Si dice: se vuoi conoscere un Paese, visita la sua capitale. Ma non sono solo il centro storico o i punti di attrazione. A raccontare una città sono le periferie, i quartieri dei lavoratori, le piazze, i piccoli negozi che a fatica sopravvivono al capitalismo e alla crescita dei centri commerciali. Questo vale soprattutto per i Paesi dell’Est Europa: ancora in crescita, sviluppati solo su carta, ma in realtà ancora attraversati da un lungo periodo di transizione.
I nuovi volti della città
La prima cosa che mi colpisce, tornando a Bucarest dopo parecchio tempo, è l’abbondanza di migranti. Un tempo era la città che vantava una forza locale di lavoro molto economica. Forse non è più così.
Mi sorprende quella strana combinazione di mendicanti per strada e la sensazione di povertà in certi quartieri non si concilia con il fatto che la Romania oggi debba importare manodopera. Eppure, a Bucarest, i migranti sono ovunque: puliscono le strade, lavorano nei supermercati, fanno i corrieri in moto o in bicicletta.
Intanto, sui marciapiedi, la gente locale stende ancora un tovagliolo per terra per vendere qualcosa: la propria vita in piccoli pezzi.

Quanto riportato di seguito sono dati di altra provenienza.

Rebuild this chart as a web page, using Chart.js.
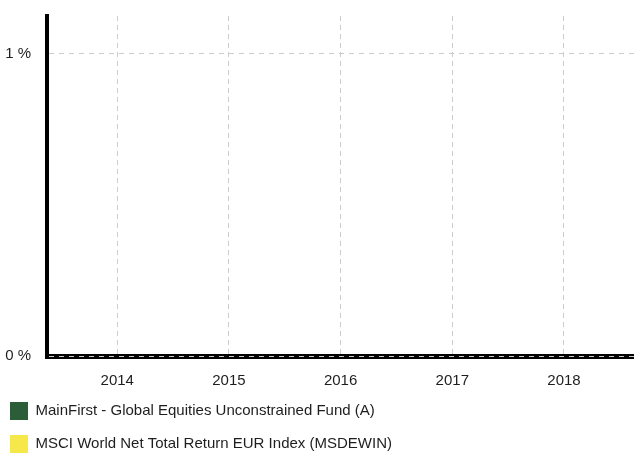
<!DOCTYPE html>
<html>
<head>
<meta charset="utf-8">
<script src="https://cdn.jsdelivr.net/npm/chart.js@4/dist/chart.umd.min.js"></script>
<style>
  html, body { margin: 0; padding: 0; background: #ffffff; }
  #wrap { width: 634px; height: 454px; position: relative; }
</style>
</head>
<body>
<div id="wrap"><canvas id="c"></canvas></div>
<script>
const years = [2014, 2015, 2016, 2017, 2018];
const fundName = 'MainFirst - Global Equities Unconstrained Fund (A)';
const indexName = 'MSCI World Net Total Return EUR Index (MSDEWIN)';
const fundValues = [0, 0, 0, 0, 0];
const indexValues = [0, 0, 0, 0, 0];
const yTickValues = [0, 1];

const FONT = "'Liberation Sans', Arial, sans-serif";
const TEXT = '#1e1e1e';

new Chart(document.getElementById('c'), {
  type: 'bar',
  data: {
    datasets: [
      { label: fundName, data: years.map((y, i) => ({ x: y, y: fundValues[i] })), backgroundColor: '#2b5d38', borderWidth: 0 },
      { label: indexName, data: years.map((y, i) => ({ x: y, y: indexValues[i] })), backgroundColor: '#f6e84a', borderWidth: 0 }
    ]
  },
  options: {
    responsive: true,
    maintainAspectRatio: false,
    animation: false,
    layout: { padding: { left: -5, right: 0, top: 16, bottom: -9 } },
    plugins: {
      tooltip: { enabled: false },
      legend: {
        position: 'bottom',
        align: 'start',
        labels: {
          color: TEXT,
          font: { family: FONT, size: 15 },
          boxWidth: 18,
          boxHeight: 18,
          padding: 15
        }
      }
    },
    scales: {
      x: {
        type: 'linear',
        offset: false,
        min: 2013.371,
        max: 2018.627,
        afterBuildTicks(scale) { scale.ticks = years.map(v => ({ value: v })); },
        afterFit(scale) {
          scale.height = 31;
          scale.paddingLeft = 0; scale.paddingRight = 0;
          scale.paddingTop = 0; scale.paddingBottom = 0;
        },
        ticks: {
          color: TEXT,
          font: { family: FONT, size: 15 },
          padding: 16,
          maxRotation: 0,
          callback: (v) => String(v)
        },
        grid: {
          color: '#cccccc',
          lineWidth: 1,
          drawTicks: false,
          offset: false,
          z: -1
        },
        border: { display: true, color: '#000000', width: 5, dash: [5, 4], z: 0 }
      },
      y: {
        min: 0,
        max: 1.1258,
        afterBuildTicks(scale) { scale.ticks = yTickValues.map(v => ({ value: v })); },
        afterFit(scale) {
          scale.width = 52;
          scale.paddingLeft = 0; scale.paddingRight = 0;
          scale.paddingTop = 0; scale.paddingBottom = 0;
        },
        ticks: {
          color: TEXT,
          font: { family: FONT, size: 15 },
          padding: 16,
          callback: (v) => v + ' %'
        },
        grid: {
          color: '#cccccc',
          lineWidth: 1,
          drawTicks: false,
          z: 1
        },
        border: { display: true, color: '#000000', width: 4, dash: [5, 5], z: 2 }
      }
    }
  }
});
</script>
</body>
</html>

Certo, Bucarest si è sviluppata molto: grandi multinazionali e marchi internazionali sono presenti ovunque. Molti scelgono di viverci per la vita culturale vivace e le opportunità professionali. I ristoranti sono tantissimi, pieni di gente che può permettersi una vita di livello abbastanza alto.

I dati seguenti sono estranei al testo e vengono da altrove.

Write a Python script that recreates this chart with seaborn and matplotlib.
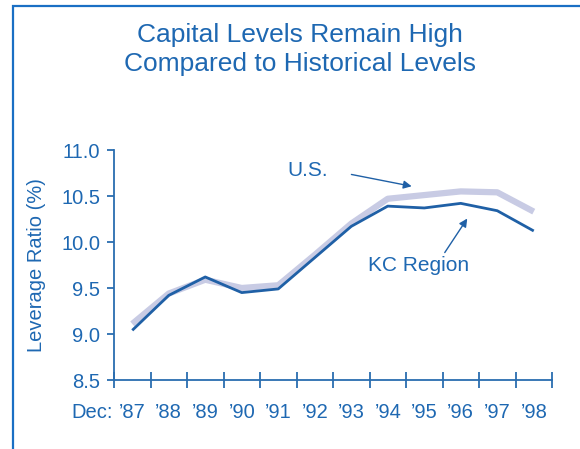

Ma rimane una città in cui i contrasti creano fascino: passi dal lusso delle auto e dei giovani hip ai marciapiedi pieni di venditori; dalle strade curate a quelle con buche immense, dai parcheggi improvvisati ai locali più eleganti. A ogni passo trovi una farmacia, una banca, un supermercato e una pasticceria, il classico filo commerciale di ogni quartiere.
Obor, il cuore pulsante
Il punto dove tutto questo si incontra è il mercato — quello della frutta, della verdura e di tutto il resto. A Bucarest, la piazza più famosa è Piazza Obor. Lì si vedono ricchi, poveri, hipster, ambulanti, migranti, turisti.
Piazza Obor è una delle più antiche e simboliche di Bucarest. Le sue origini risalgono al XVII secolo, quando qui, nella parte nord-orientale della città, si tenevano i grandi mercati settimanali di bestiame e prodotti agricoli provenienti dai villaggi circostanti.
Il nome “Obor” significa proprio spazio aperto o campo comune, un luogo dove la gente si riuniva per commerciare, scambiare, chiacchierare. Nel corso dei secoli, la piazza è stata teatro di fiere popolari, esecuzioni pubbliche e manifestazioni politiche.
Durante il periodo comunista, il mercato è stato parzialmente coperto e riorganizzato in strutture moderne per l’epoca, diventando uno dei principali centri di distribuzione alimentare della capitale. Dopo la caduta del regime, nonostante la concorrenza dei nuovi ipermercati, Obor ha continuato a vivere, trasformandosi in un luogo che conserva l’anima autentica di Bucarest.
C’è come una necessità di andare al mercato: toccare la frutta, parlare con il venditore, contrattare il prezzo. A Obor trovi davvero di tutto: frutta e verdura, formaggi freschi, la hala del pesce, quella della carne, attrezzi per la pesca e per il giardinaggio, vestiti di ogni tipo.
C’è chi urla per attirare i clienti, chi ti sorride e ti fa uno sconto, chi ti regala un mazzetto di prezzemolo se prendi un chilo di pomodori. È come un tunnel che ti fa viaggiare tra passato e presente. E tutto questo nel fumo quasi micidiale dei mici — tipici involtini di carne romeni, simili ai ćevapčići serbi — accompagnato dalla musica romena dei vecchi tempi o dalle moderni manele che quasi ti fanno venir voglia di ballare.
Se riesci a sopportare la folla, questo posto mette davvero di buon umore. È nella sua semplicità che il mercato di Obor, con la terrazza dove si mangiano i mici, ha conquistato tutte le fasce sociali. È un luogo che non pretende di essere altro da ciò che è. È un posto dove la libertà si respira e si regala.
Una piazza come metafora
Non è un caso che intorno a una piazza si incontri tanta gente, tanta diversità. Da sempre, le città si sono costruite intorno alle piazze. E Piața Obor resiste da secoli, attraversando epoche, ricostruzioni, riorganizzazioni.
Con il tempo la piazza segue la moda: qui trovi una piccola India, un piccolo Pakistan, il negozio cinese, la libreria-parruccheria aperta da un giovane editore, il bar “Obor Amor” che va molto di moda, il ristorante che serve piatti tradizionali in un ambiente nostalgico del comunismo.
C’è davvero di tutto: il tipo elegante con la camicia bianca che fa la fila per i mici, la zingara che vuole leggerti il futuro, gli anziani che ai supermercati non ci vogliono andare, e i giovani che trovano tutto questo tremendamente hip.